* begin *

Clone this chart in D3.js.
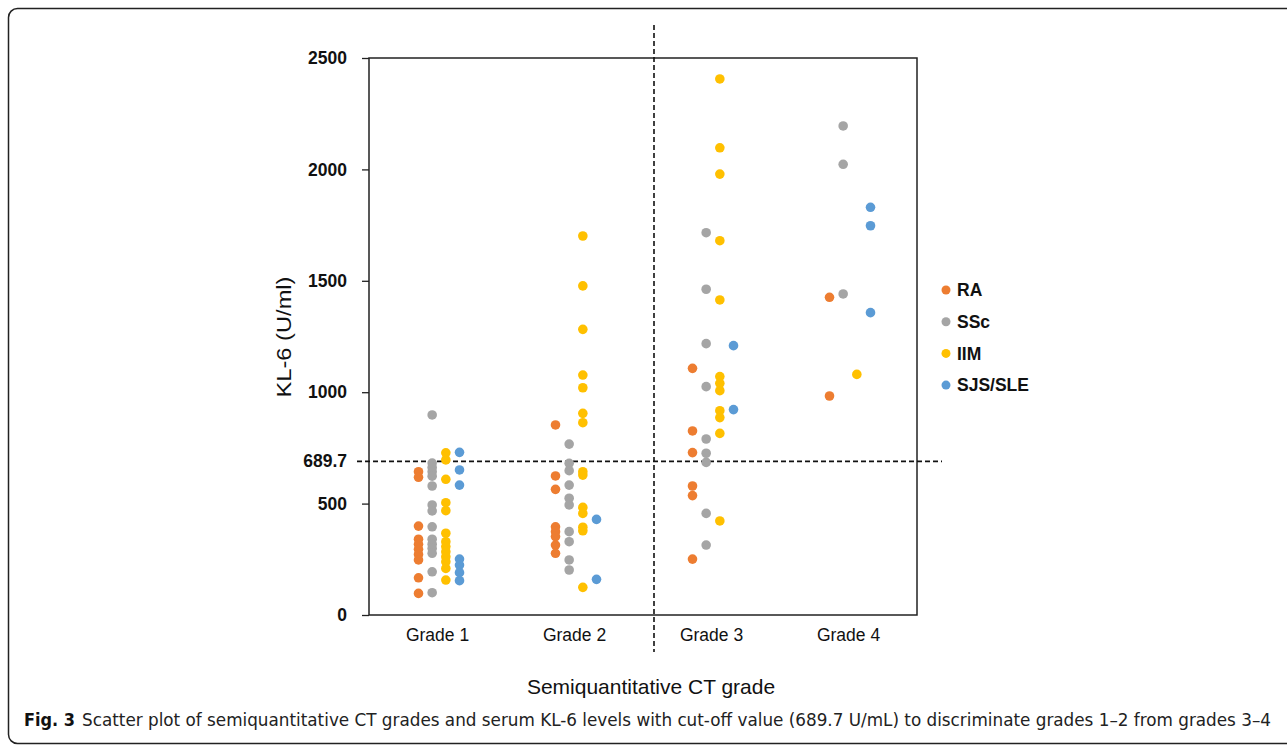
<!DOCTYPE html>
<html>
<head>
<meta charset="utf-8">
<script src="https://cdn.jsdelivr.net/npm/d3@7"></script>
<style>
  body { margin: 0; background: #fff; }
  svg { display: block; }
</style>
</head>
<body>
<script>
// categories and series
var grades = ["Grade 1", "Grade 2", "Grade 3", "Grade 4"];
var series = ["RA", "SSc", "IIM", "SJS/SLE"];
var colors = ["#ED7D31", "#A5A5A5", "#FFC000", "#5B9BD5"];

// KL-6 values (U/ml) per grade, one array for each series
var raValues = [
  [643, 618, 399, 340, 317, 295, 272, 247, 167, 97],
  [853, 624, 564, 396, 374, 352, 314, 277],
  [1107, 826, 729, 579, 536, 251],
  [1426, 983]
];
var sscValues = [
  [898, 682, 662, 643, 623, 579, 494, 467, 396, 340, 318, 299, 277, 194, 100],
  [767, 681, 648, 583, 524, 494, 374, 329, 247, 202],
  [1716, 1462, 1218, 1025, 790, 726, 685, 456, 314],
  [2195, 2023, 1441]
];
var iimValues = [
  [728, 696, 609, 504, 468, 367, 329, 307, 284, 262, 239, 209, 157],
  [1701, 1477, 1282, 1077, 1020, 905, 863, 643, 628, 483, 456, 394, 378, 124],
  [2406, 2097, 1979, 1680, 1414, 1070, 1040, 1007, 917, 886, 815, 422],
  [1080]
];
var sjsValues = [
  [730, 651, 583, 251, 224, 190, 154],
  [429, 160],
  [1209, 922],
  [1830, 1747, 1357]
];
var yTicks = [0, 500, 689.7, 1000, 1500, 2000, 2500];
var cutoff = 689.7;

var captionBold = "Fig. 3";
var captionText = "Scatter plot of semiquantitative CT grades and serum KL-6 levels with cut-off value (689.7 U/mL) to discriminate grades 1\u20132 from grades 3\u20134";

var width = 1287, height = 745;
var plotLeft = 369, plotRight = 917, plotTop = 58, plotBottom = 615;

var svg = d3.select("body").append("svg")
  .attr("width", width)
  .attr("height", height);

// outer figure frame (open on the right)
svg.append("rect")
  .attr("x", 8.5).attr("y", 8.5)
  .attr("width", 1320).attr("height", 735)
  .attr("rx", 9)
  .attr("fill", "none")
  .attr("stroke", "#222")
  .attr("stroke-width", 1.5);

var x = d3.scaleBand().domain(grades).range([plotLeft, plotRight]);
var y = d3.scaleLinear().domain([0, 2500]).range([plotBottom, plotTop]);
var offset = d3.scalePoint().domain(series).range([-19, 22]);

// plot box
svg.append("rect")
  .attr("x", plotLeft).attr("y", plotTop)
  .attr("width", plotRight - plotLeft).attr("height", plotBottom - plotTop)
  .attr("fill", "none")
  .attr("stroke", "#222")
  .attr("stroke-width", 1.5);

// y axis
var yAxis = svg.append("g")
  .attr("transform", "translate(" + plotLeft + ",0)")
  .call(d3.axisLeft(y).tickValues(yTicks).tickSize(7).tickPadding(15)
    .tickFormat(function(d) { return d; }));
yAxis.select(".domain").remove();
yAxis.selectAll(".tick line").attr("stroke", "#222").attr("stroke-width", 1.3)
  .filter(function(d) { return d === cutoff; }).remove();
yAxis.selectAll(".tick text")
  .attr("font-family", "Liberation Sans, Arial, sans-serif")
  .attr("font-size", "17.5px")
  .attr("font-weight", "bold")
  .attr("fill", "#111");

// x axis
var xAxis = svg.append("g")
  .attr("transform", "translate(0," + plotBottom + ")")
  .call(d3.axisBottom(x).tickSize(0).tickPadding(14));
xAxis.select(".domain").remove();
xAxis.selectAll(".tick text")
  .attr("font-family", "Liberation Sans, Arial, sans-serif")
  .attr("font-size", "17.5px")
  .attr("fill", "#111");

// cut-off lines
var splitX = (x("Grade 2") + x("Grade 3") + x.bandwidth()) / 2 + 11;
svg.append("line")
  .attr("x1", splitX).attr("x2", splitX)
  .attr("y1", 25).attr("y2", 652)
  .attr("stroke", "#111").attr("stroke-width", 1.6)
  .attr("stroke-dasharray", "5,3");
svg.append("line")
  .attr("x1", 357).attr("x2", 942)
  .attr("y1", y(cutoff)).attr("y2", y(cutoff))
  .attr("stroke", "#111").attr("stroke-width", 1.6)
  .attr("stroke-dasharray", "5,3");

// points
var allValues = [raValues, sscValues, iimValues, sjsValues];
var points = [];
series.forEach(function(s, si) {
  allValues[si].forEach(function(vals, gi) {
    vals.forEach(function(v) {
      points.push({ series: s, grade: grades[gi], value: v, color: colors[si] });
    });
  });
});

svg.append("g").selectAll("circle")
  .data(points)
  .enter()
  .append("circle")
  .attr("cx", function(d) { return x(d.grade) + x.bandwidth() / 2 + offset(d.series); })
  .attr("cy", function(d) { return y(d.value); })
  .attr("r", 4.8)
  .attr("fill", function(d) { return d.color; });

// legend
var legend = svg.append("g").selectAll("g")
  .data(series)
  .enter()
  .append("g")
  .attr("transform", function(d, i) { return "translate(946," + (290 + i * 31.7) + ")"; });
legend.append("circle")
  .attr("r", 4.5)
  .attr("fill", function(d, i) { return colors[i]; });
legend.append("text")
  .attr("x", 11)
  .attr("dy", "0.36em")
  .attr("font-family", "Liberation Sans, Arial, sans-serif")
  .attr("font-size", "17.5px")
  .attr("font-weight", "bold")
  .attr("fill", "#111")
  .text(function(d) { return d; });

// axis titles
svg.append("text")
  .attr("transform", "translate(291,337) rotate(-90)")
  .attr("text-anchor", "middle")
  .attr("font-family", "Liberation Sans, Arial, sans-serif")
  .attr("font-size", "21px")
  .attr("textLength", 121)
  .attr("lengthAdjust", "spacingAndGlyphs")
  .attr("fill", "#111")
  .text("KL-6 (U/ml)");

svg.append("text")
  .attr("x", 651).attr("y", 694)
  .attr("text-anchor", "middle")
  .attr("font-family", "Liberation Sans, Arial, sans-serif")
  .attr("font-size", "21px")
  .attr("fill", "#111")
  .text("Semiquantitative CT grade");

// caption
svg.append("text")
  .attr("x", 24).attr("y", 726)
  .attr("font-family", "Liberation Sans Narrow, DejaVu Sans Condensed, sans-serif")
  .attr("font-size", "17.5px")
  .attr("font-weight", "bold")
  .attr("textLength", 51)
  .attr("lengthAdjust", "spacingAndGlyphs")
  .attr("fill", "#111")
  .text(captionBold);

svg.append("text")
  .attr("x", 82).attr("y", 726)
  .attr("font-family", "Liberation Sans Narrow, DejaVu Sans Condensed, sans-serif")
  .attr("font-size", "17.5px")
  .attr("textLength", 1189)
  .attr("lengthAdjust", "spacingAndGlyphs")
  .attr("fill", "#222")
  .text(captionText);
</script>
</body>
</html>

* end *

* WORK INSTRUCTIONS
Write out every line above exactly as it is, leaving out the pictures.

* RESPONSE TO THE EXERCISE
Clone this chart in D3.js.
<!DOCTYPE html>
<html>
<head>
<meta charset="utf-8">
<script src="https://cdn.jsdelivr.net/npm/d3@7"></script>
<style>
  body { margin: 0; background: #fff; }
  svg { display: block; }
</style>
</head>
<body>
<script>
// categories and series
var grades = ["Grade 1", "Grade 2", "Grade 3", "Grade 4"];
var series = ["RA", "SSc", "IIM", "SJS/SLE"];
var colors = ["#ED7D31", "#A5A5A5", "#FFC000", "#5B9BD5"];

// KL-6 values (U/ml) per grade, one array for each series
var raValues = [
  [643, 618, 399, 340, 317, 295, 272, 247, 167, 97],
  [853, 624, 564, 396, 374, 352, 314, 277],
  [1107, 826, 729, 579, 536, 251],
  [1426, 983]
];
var sscValues = [
  [898, 682, 662, 643, 623, 579, 494, 467, 396, 340, 318, 299, 277, 194, 100],
  [767, 681, 648, 583, 524, 494, 374, 329, 247, 202],
  [1716, 1462, 1218, 1025, 790, 726, 685, 456, 314],
  [2195, 2023, 1441]
];
var iimValues = [
  [728, 696, 609, 504, 468, 367, 329, 307, 284, 262, 239, 209, 157],
  [1701, 1477, 1282, 1077, 1020, 905, 863, 643, 628, 483, 456, 394, 378, 124],
  [2406, 2097, 1979, 1680, 1414, 1070, 1040, 1007, 917, 886, 815, 422],
  [1080]
];
var sjsValues = [
  [730, 651, 583, 251, 224, 190, 154],
  [429, 160],
  [1209, 922],
  [1830, 1747, 1357]
];
var yTicks = [0, 500, 689.7, 1000, 1500, 2000, 2500];
var cutoff = 689.7;

var captionBold = "Fig. 3";
var captionText = "Scatter plot of semiquantitative CT grades and serum KL-6 levels with cut-off value (689.7 U/mL) to discriminate grades 1\u20132 from grades 3\u20134";

var width = 1287, height = 745;
var plotLeft = 369, plotRight = 917, plotTop = 58, plotBottom = 615;

var svg = d3.select("body").append("svg")
  .attr("width", width)
  .attr("height", height);

// outer figure frame (open on the right)
svg.append("rect")
  .attr("x", 8.5).attr("y", 8.5)
  .attr("width", 1320).attr("height", 735)
  .attr("rx", 9)
  .attr("fill", "none")
  .attr("stroke", "#222")
  .attr("stroke-width", 1.5);

var x = d3.scaleBand().domain(grades).range([plotLeft, plotRight]);
var y = d3.scaleLinear().domain([0, 2500]).range([plotBottom, plotTop]);
var offset = d3.scalePoint().domain(series).range([-19, 22]);

// plot box
svg.append("rect")
  .attr("x", plotLeft).attr("y", plotTop)
  .attr("width", plotRight - plotLeft).attr("height", plotBottom - plotTop)
  .attr("fill", "none")
  .attr("stroke", "#222")
  .attr("stroke-width", 1.5);

// y axis
var yAxis = svg.append("g")
  .attr("transform", "translate(" + plotLeft + ",0)")
  .call(d3.axisLeft(y).tickValues(yTicks).tickSize(7).tickPadding(15)
    .tickFormat(function(d) { return d; }));
yAxis.select(".domain").remove();
yAxis.selectAll(".tick line").attr("stroke", "#222").attr("stroke-width", 1.3)
  .filter(function(d) { return d === cutoff; }).remove();
yAxis.selectAll(".tick text")
  .attr("font-family", "Liberation Sans, Arial, sans-serif")
  .attr("font-size", "17.5px")
  .attr("font-weight", "bold")
  .attr("fill", "#111");

// x axis
var xAxis = svg.append("g")
  .attr("transform", "translate(0," + plotBottom + ")")
  .call(d3.axisBottom(x).tickSize(0).tickPadding(14));
xAxis.select(".domain").remove();
xAxis.selectAll(".tick text")
  .attr("font-family", "Liberation Sans, Arial, sans-serif")
  .attr("font-size", "17.5px")
  .attr("fill", "#111");

// cut-off lines
var splitX = (x("Grade 2") + x("Grade 3") + x.bandwidth()) / 2 + 11;
svg.append("line")
  .attr("x1", splitX).attr("x2", splitX)
  .attr("y1", 25).attr("y2", 652)
  .attr("stroke", "#111").attr("stroke-width", 1.6)
  .attr("stroke-dasharray", "5,3");
svg.append("line")
  .attr("x1", 357).attr("x2", 942)
  .attr("y1", y(cutoff)).attr("y2", y(cutoff))
  .attr("stroke", "#111").attr("stroke-width", 1.6)
  .attr("stroke-dasharray", "5,3");

// points
var allValues = [raValues, sscValues, iimValues, sjsValues];
var points = [];
series.forEach(function(s, si) {
  allValues[si].forEach(function(vals, gi) {
    vals.forEach(function(v) {
      points.push({ series: s, grade: grades[gi], value: v, color: colors[si] });
    });
  });
});

svg.append("g").selectAll("circle")
  .data(points)
  .enter()
  .append("circle")
  .attr("cx", function(d) { return x(d.grade) + x.bandwidth() / 2 + offset(d.series); })
  .attr("cy", function(d) { return y(d.value); })
  .attr("r", 4.8)
  .attr("fill", function(d) { return d.color; });

// legend
var legend = svg.append("g").selectAll("g")
  .data(series)
  .enter()
  .append("g")
  .attr("transform", function(d, i) { return "translate(946," + (290 + i * 31.7) + ")"; });
legend.append("circle")
  .attr("r", 4.5)
  .attr("fill", function(d, i) { return colors[i]; });
legend.append("text")
  .attr("x", 11)
  .attr("dy", "0.36em")
  .attr("font-family", "Liberation Sans, Arial, sans-serif")
  .attr("font-size", "17.5px")
  .attr("font-weight", "bold")
  .attr("fill", "#111")
  .text(function(d) { return d; });

// axis titles
svg.append("text")
  .attr("transform", "translate(291,337) rotate(-90)")
  .attr("text-anchor", "middle")
  .attr("font-family", "Liberation Sans, Arial, sans-serif")
  .attr("font-size", "21px")
  .attr("textLength", 121)
  .attr("lengthAdjust", "spacingAndGlyphs")
  .attr("fill", "#111")
  .text("KL-6 (U/ml)");

svg.append("text")
  .attr("x", 651).attr("y", 694)
  .attr("text-anchor", "middle")
  .attr("font-family", "Liberation Sans, Arial, sans-serif")
  .attr("font-size", "21px")
  .attr("fill", "#111")
  .text("Semiquantitative CT grade");

// caption
svg.append("text")
  .attr("x", 24).attr("y", 726)
  .attr("font-family", "Liberation Sans Narrow, DejaVu Sans Condensed, sans-serif")
  .attr("font-size", "17.5px")
  .attr("font-weight", "bold")
  .attr("textLength", 51)
  .attr("lengthAdjust", "spacingAndGlyphs")
  .attr("fill", "#111")
  .text(captionBold);

svg.append("text")
  .attr("x", 82).attr("y", 726)
  .attr("font-family", "Liberation Sans Narrow, DejaVu Sans Condensed, sans-serif")
  .attr("font-size", "17.5px")
  .attr("textLength", 1189)
  .attr("lengthAdjust", "spacingAndGlyphs")
  .attr("fill", "#222")
  .text(captionText);
</script>
</body>
</html>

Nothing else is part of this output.